Chamber of Commerce board director Steve Rouxel stated: ‘It’s evident that P&R have listened to some of the views of Chamber in the plans they have published. But the reality is undeniable, to fund our future, GST or higher income taxes, alongside tax reform and other measures are necessary.’

However he did have concerns.

‘To say that P&R’s attempt at articulating cost savings was short of detail would be doing an injustice to the words “short” and “detail”,’ he said.

‘Alongside other cost saving measures, we would urge P&R to investigate the measures we propose, particularly civil service pension reform, as a matter of urgency to achieve cost savings in line with global public sector pension reform developments.’

Policy & Resources is attempting to save £10m. to £16m. a year over the next four years. In yesterday’s Guernsey Press P&R member Dave Mahoney said they had been surveying islanders for their ideas on savings.
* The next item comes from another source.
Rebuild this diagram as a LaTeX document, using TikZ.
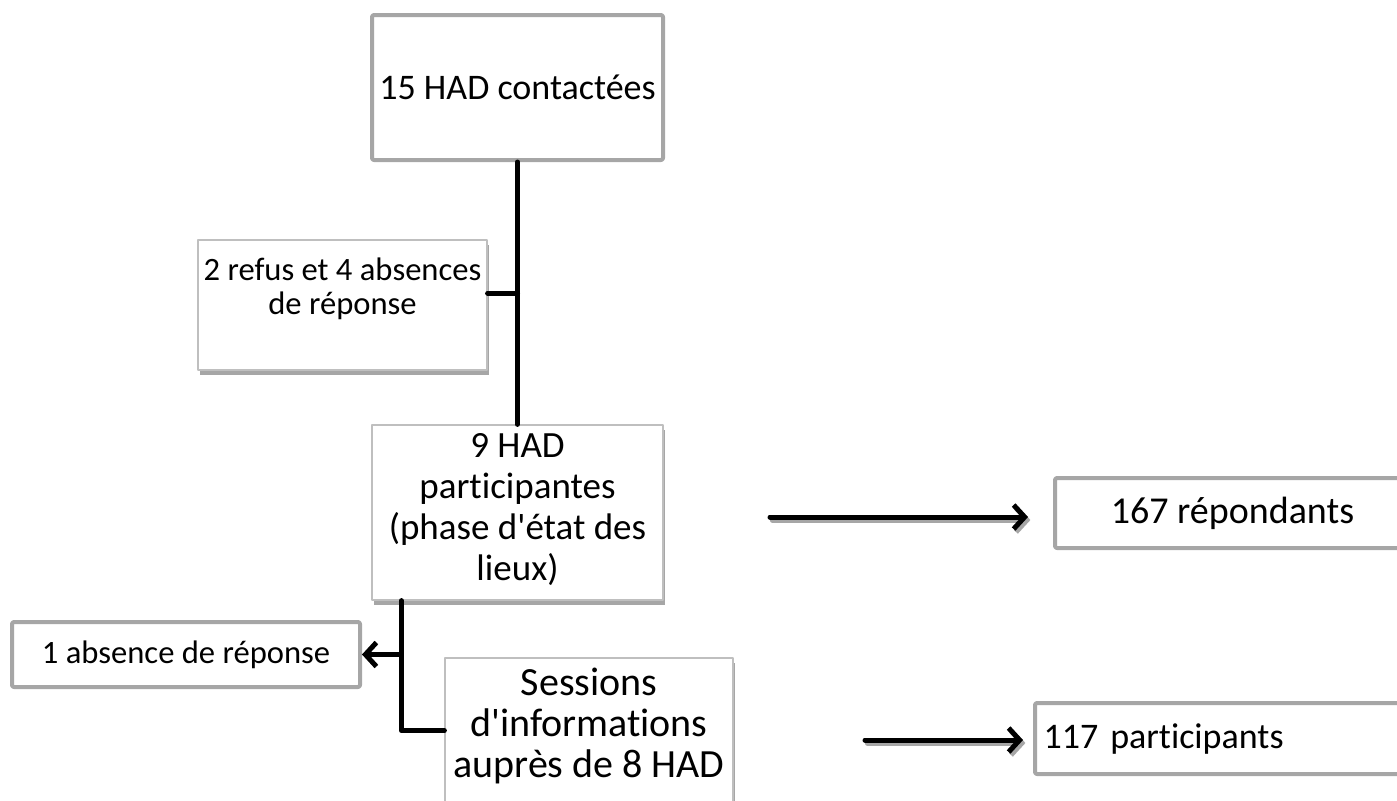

Chamber stated that one of P&R’s major problems was that GST had a significant public relations problem.

‘P&R’s argument in January was, we need GST or else, rather than focusing on the benefits that introduction of the tax could bring,’ the statement from Chamber stated.

‘The people of Guernsey, do not like being told that they must have it or else. In the view of the Chamber executive, deputies who take the time to read the billet – not all of them do – and understand it, are more likely to be persuaded that action does need to be taken on tax rises.

'Some may also be persuaded that GST is the right tax. However, P&R needs to win the hearts and minds of the public if they are to translate votes and that is a big task.’

  • A survey of Chamber members has now been launched. It asks them if they are convinced that there is a significant gap between government income and costs, and if they agree with the Chamber executive view that the full tax reform package was the most viable option proposed.